You’ve outgrown ad hoc dispatch if any of these sound familiar:
- Emergency tickets cause cascading reschedules across multiple technicians
- Stale tickets keep surfacing, work that fell through the cracks because no one had clear visibility on aging
- Your dispatcher spends most of their day on triage and reassignment rather than exception handling
- Growth keeps requiring more coordination headcount rather than better flow
- A key person takes PTO and the whole operation feels shaky, because a surprising amount of dispatch logic lives in their head, not in a system
That last one is worth naming directly. When dispatch runs on one person’s institutional knowledge, which clients need special routing, which techs handle which issues, which SLAs are closest to breach, the operation becomes fragile in ways that only become visible when that person is suddenly unavailable. It’s not a people problem. It’s what happens when a model asks too much of the people running it.
What Formalizing Dispatch Actually Looks Like
“Formalizing your dispatch layer” sounds like buying something. It isn’t, at least not primarily.
It starts with deciding that dispatch is a system design problem, not a staffing problem. That means separating the two jobs above, sequencing and scheduling, and putting intentional structure around each.
On the sequencing side, a growing number of MSPs are moving toward what’s called a Pull model: rather than a dispatcher assigning every ticket individually, work is ranked and prioritized in the queue before anyone touches it, and technicians pull their next task when they have capacity. The dispatcher shifts from task allocator to flow manager, monitoring the queue, handling exceptions, and focusing on the work that genuinely requires human judgment. The decision volume drops. The value of the role goes up.
This isn’t technicians picking whatever they want. Pull is constrained choice within guardrails, the system determines order, technicians execute within it. But the effect on team dynamics is real: the ambiguity about what to work next disappears, and so does the quiet friction that comes with every manually assigned ticket.
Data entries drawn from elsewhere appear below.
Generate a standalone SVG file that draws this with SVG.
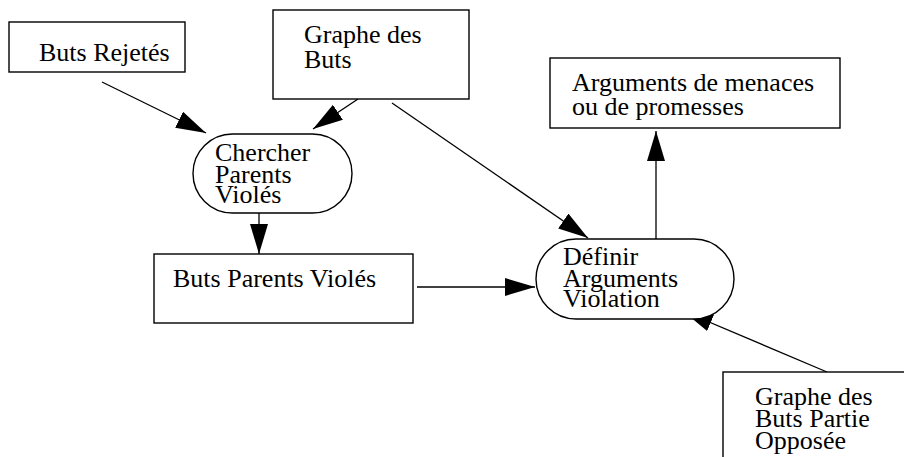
<svg xmlns="http://www.w3.org/2000/svg" width="904" height="457" viewBox="0 0 904 457">
<style>
.box{fill:#fff;stroke:#000;stroke-width:1.4}
.t{font-family:"Liberation Serif","Times New Roman",serif;font-size:26px;fill:#000}
.c{stroke:#000;stroke-width:1.3;fill:none;marker-end:url(#ah)}
</style>
<defs>
<marker id="ah" markerUnits="userSpaceOnUse" markerWidth="31" markerHeight="19" refX="30" refY="9" orient="auto">
<path d="M0,0 L30,9 L0,18 z" fill="#000"/>
</marker>
</defs>
<rect width="904" height="457" fill="#fff"/>
<g id="connectors">
<line class="c" x1="102" y1="82" x2="206" y2="133"/>
<line class="c" x1="358" y1="99" x2="313" y2="129"/>
<line class="c" x1="392" y1="103" x2="588" y2="238"/>
<line class="c" x1="259" y1="213" x2="259" y2="254"/>
<line class="c" x1="417" y1="287" x2="535" y2="287"/>
<line class="c" x1="656" y1="239" x2="656" y2="131"/>
<line class="c" x1="827" y1="372" x2="683" y2="311"/>
</g>
<g id="buts_rejetes">
<rect class="box" x="9" y="22" width="176" height="50"/>
<text class="t" x="39" y="61">Buts Rejetés</text>
</g>
<g id="graphe_buts">
<rect class="box" x="273" y="10" width="196" height="89"/>
<text class="t" x="304" y="43">Graphe des</text>
<text class="t" x="304" y="68">Buts</text>
</g>
<g id="arguments">
<rect class="box" x="550" y="58" width="290" height="70"/>
<text class="t" x="572" y="91">Arguments de menaces</text>
<text class="t" x="572" y="115">ou de promesses</text>
</g>
<g id="chercher">
<rect class="box" x="193" y="134" width="159" height="79" rx="39.5" ry="39.5"/>
<text class="t" x="215" y="161">Chercher</text>
<text class="t" x="215" y="183">Parents</text>
<text class="t" x="215" y="203">Violés</text>
</g>
<g id="buts_parents">
<rect class="box" x="154" y="254" width="259" height="69"/>
<text class="t" x="173" y="287">Buts Parents Violés</text>
</g>
<g id="definir">
<rect class="box" x="536" y="239" width="198" height="80" rx="40" ry="40"/>
<text class="t" x="563" y="265">Définir</text>
<text class="t" x="563" y="287">Arguments</text>
<text class="t" x="563" y="307">Violation</text>
</g>
<g id="partie_opposee">
<rect class="box" x="723" y="372" width="200" height="100"/>
<text class="t" x="755" y="405">Graphe des</text>
<text class="t" x="755" y="427">Buts Partie</text>
<text class="t" x="755" y="449">Opposée</text>
</g>
</svg>
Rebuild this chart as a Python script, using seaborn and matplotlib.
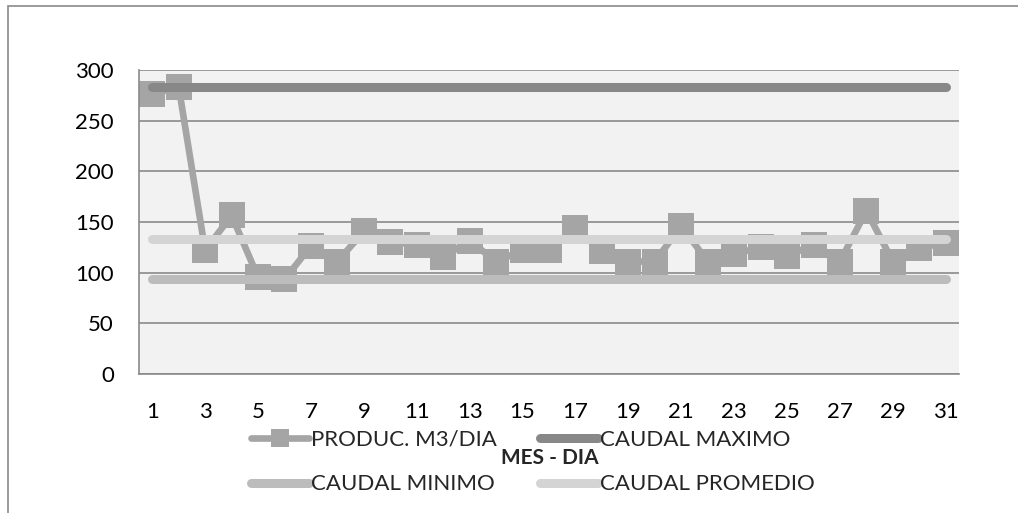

On the scheduling side, the lever is removing the manual handoff between ticket assignment and client appointment. Once a ticket is routed to a technician, that tech can send a scheduling request directly from within the PSA. The client picks a time that works for them, the calendar updates, and the ticket moves forward, no separate calls, no availability chasing, no coordination overhead piling up outside the ticket. That single workflow change trims time-to-resolution on every ticket that requires an appointment.
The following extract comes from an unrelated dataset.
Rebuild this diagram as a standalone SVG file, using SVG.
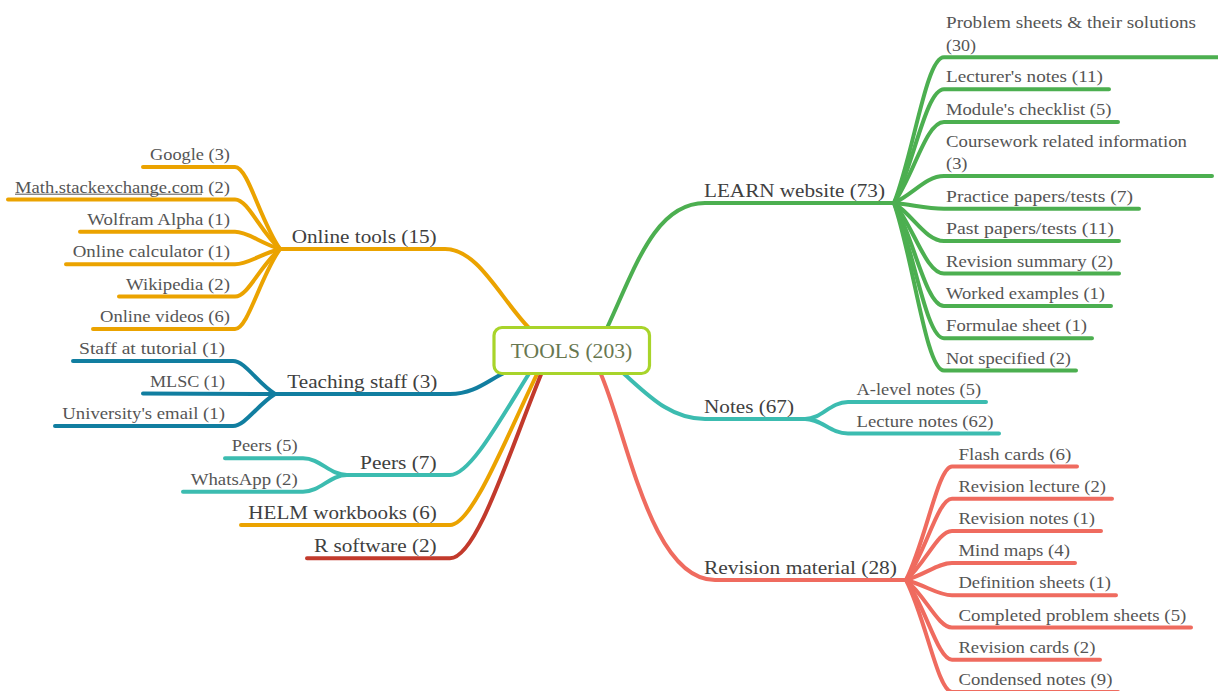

The Real Cost of Staying Where You Are
Run the math on your own team. If a 10-technician MSP handles 30 tickets a day and even half require a scheduling interaction, one manual back-and-forth to find a time, that’s roughly 75 minutes of non-billable coordination overhead per day. Over a month, that’s nearly a full technician-week spent on scheduling logistics rather than service delivery.
But the deeper cost isn’t measured in hours. It’s measured in fragility. MSPs that formalize their dispatch layer aren’t just recovering time, they’re replacing a model that was built for a simpler operation with one that can actually scale. The question isn’t whether a more structured approach is better. It’s whether your team has already outgrown the model you’re running today.